Task instructions:
Only the lines between the line holding "What TikZ code" and the line holding "(title) at (480,50)", both of those included, should be copied exactly; drop the pictures.

Input:

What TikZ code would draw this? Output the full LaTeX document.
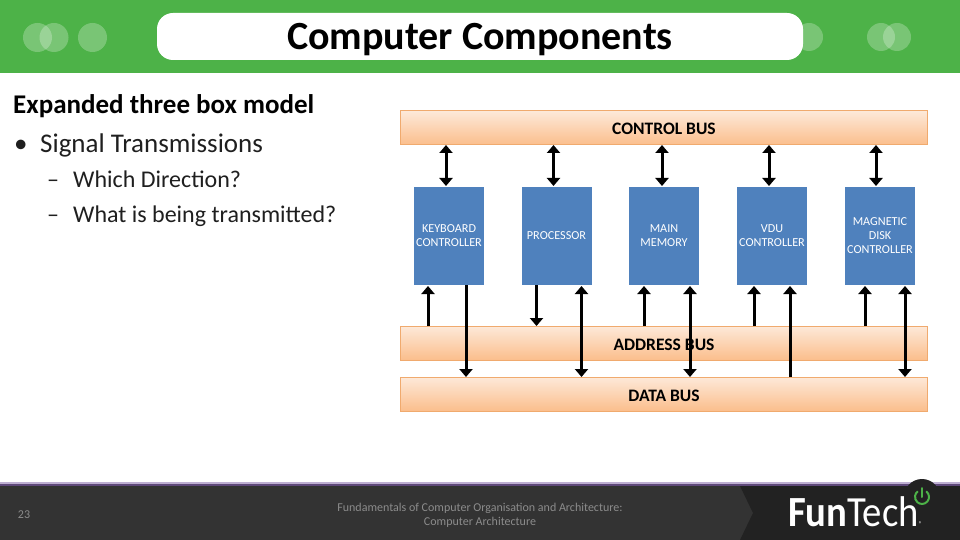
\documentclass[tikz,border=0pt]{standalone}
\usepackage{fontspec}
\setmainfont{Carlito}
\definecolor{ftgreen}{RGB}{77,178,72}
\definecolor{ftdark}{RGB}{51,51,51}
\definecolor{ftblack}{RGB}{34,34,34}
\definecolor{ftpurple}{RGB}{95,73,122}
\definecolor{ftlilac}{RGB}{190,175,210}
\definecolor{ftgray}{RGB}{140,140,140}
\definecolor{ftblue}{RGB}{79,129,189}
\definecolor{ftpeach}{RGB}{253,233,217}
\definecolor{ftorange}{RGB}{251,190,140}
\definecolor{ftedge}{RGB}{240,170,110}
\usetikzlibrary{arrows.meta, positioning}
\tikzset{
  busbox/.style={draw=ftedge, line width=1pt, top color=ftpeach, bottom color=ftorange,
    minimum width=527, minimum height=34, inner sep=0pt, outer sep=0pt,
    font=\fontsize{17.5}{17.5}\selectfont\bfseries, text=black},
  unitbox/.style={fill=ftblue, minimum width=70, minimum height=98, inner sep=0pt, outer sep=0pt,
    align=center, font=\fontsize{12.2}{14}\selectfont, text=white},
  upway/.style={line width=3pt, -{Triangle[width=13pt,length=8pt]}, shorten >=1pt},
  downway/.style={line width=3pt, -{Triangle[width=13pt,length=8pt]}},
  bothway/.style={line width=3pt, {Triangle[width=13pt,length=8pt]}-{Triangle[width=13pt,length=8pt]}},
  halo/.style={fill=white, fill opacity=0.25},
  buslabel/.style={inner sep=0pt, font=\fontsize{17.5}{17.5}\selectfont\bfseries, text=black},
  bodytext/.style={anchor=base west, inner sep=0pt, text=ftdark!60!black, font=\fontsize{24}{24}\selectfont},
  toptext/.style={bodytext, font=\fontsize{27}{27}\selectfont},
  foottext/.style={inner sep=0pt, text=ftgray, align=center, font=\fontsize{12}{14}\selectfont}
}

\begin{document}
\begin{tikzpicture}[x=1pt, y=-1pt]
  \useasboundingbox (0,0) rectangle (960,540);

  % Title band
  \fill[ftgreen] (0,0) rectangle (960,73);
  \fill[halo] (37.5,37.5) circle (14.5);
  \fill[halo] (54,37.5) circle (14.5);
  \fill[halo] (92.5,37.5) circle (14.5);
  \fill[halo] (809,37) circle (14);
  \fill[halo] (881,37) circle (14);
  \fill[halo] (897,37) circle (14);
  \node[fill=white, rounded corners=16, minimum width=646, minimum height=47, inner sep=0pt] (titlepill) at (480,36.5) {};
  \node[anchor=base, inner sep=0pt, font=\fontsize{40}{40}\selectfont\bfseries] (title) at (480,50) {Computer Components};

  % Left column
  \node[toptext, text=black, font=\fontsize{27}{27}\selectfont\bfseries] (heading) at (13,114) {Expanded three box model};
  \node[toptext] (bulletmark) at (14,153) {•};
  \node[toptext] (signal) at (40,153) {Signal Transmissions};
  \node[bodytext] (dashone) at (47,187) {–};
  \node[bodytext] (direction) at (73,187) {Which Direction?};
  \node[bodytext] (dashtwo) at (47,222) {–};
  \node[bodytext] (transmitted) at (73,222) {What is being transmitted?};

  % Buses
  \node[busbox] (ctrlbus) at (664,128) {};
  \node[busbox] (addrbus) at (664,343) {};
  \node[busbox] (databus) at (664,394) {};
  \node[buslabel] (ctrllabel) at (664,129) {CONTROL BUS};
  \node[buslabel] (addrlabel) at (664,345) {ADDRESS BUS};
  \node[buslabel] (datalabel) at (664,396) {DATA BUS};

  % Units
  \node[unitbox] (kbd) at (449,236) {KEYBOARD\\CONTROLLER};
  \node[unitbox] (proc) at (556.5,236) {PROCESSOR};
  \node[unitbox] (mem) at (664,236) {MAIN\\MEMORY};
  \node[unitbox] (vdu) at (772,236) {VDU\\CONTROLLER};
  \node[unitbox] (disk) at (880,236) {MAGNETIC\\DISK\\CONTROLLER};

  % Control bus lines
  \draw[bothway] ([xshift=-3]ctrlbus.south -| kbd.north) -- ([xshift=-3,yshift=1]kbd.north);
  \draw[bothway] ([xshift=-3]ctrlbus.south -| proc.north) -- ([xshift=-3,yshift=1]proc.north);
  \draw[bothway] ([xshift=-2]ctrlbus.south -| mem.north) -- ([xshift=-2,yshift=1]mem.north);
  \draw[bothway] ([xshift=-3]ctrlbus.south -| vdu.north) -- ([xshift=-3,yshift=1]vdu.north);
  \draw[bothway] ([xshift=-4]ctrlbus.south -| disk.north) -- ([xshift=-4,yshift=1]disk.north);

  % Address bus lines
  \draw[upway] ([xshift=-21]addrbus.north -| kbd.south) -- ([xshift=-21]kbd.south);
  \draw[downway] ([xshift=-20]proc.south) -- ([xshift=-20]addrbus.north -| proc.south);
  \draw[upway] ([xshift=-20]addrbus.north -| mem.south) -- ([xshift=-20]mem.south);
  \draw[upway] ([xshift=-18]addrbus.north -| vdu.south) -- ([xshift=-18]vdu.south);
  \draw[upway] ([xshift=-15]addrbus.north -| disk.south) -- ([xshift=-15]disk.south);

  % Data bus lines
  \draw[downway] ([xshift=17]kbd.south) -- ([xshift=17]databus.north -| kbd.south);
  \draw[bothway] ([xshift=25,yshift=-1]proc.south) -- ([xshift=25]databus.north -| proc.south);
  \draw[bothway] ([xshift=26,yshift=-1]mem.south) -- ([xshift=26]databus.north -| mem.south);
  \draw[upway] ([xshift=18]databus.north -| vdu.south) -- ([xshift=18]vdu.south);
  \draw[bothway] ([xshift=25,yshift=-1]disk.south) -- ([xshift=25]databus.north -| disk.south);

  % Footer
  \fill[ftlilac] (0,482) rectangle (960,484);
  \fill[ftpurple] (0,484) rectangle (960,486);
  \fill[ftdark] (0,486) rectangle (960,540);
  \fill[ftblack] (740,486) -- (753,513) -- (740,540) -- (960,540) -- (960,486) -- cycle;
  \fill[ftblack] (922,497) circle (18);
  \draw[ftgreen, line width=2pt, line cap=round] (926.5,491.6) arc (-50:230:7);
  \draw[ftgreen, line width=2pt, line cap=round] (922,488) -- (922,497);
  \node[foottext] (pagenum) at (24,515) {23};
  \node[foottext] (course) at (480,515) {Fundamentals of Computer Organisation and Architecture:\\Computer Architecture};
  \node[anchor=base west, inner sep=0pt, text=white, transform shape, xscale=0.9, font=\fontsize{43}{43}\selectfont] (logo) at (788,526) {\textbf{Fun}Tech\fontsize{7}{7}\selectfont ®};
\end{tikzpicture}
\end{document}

==

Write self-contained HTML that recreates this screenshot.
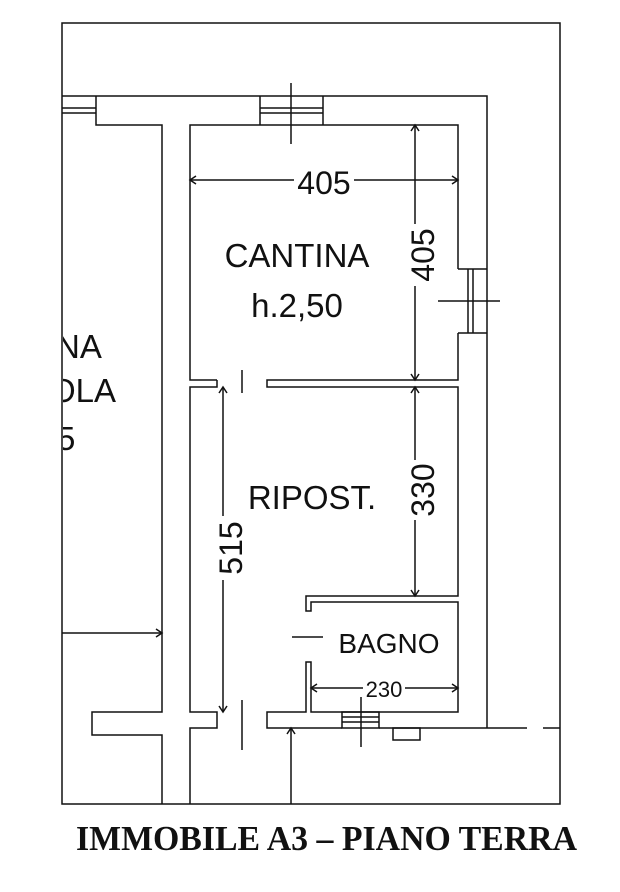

Worked solution:
What TikZ code would draw this? Output the full LaTeX document.
\documentclass[tikz,border=0pt]{standalone}
\usepackage{fontspec}
\setmainfont{Carlito}
\definecolor{ftgreen}{RGB}{77,178,72}
\definecolor{ftdark}{RGB}{51,51,51}
\definecolor{ftblack}{RGB}{34,34,34}
\definecolor{ftpurple}{RGB}{95,73,122}
\definecolor{ftlilac}{RGB}{190,175,210}
\definecolor{ftgray}{RGB}{140,140,140}
\definecolor{ftblue}{RGB}{79,129,189}
\definecolor{ftpeach}{RGB}{253,233,217}
\definecolor{ftorange}{RGB}{251,190,140}
\definecolor{ftedge}{RGB}{240,170,110}
\usetikzlibrary{arrows.meta, positioning}
\tikzset{
  busbox/.style={draw=ftedge, line width=1pt, top color=ftpeach, bottom color=ftorange,
    minimum width=527, minimum height=34, inner sep=0pt, outer sep=0pt,
    font=\fontsize{17.5}{17.5}\selectfont\bfseries, text=black},
  unitbox/.style={fill=ftblue, minimum width=70, minimum height=98, inner sep=0pt, outer sep=0pt,
    align=center, font=\fontsize{12.2}{14}\selectfont, text=white},
  upway/.style={line width=3pt, -{Triangle[width=13pt,length=8pt]}, shorten >=1pt},
  downway/.style={line width=3pt, -{Triangle[width=13pt,length=8pt]}},
  bothway/.style={line width=3pt, {Triangle[width=13pt,length=8pt]}-{Triangle[width=13pt,length=8pt]}},
  halo/.style={fill=white, fill opacity=0.25},
  buslabel/.style={inner sep=0pt, font=\fontsize{17.5}{17.5}\selectfont\bfseries, text=black},
  bodytext/.style={anchor=base west, inner sep=0pt, text=ftdark!60!black, font=\fontsize{24}{24}\selectfont},
  toptext/.style={bodytext, font=\fontsize{27}{27}\selectfont},
  foottext/.style={inner sep=0pt, text=ftgray, align=center, font=\fontsize{12}{14}\selectfont}
}

\begin{document}
\begin{tikzpicture}[x=1pt, y=-1pt]
  \useasboundingbox (0,0) rectangle (960,540);

  % Title band
  \fill[ftgreen] (0,0) rectangle (960,73);
  \fill[halo] (37.5,37.5) circle (14.5);
  \fill[halo] (54,37.5) circle (14.5);
  \fill[halo] (92.5,37.5) circle (14.5);
  \fill[halo] (809,37) circle (14);
  \fill[halo] (881,37) circle (14);
  \fill[halo] (897,37) circle (14);
  \node[fill=white, rounded corners=16, minimum width=646, minimum height=47, inner sep=0pt] (titlepill) at (480,36.5) {};
  \node[anchor=base, inner sep=0pt, font=\fontsize{40}{40}\selectfont\bfseries] (title) at (480,50) {Computer Components};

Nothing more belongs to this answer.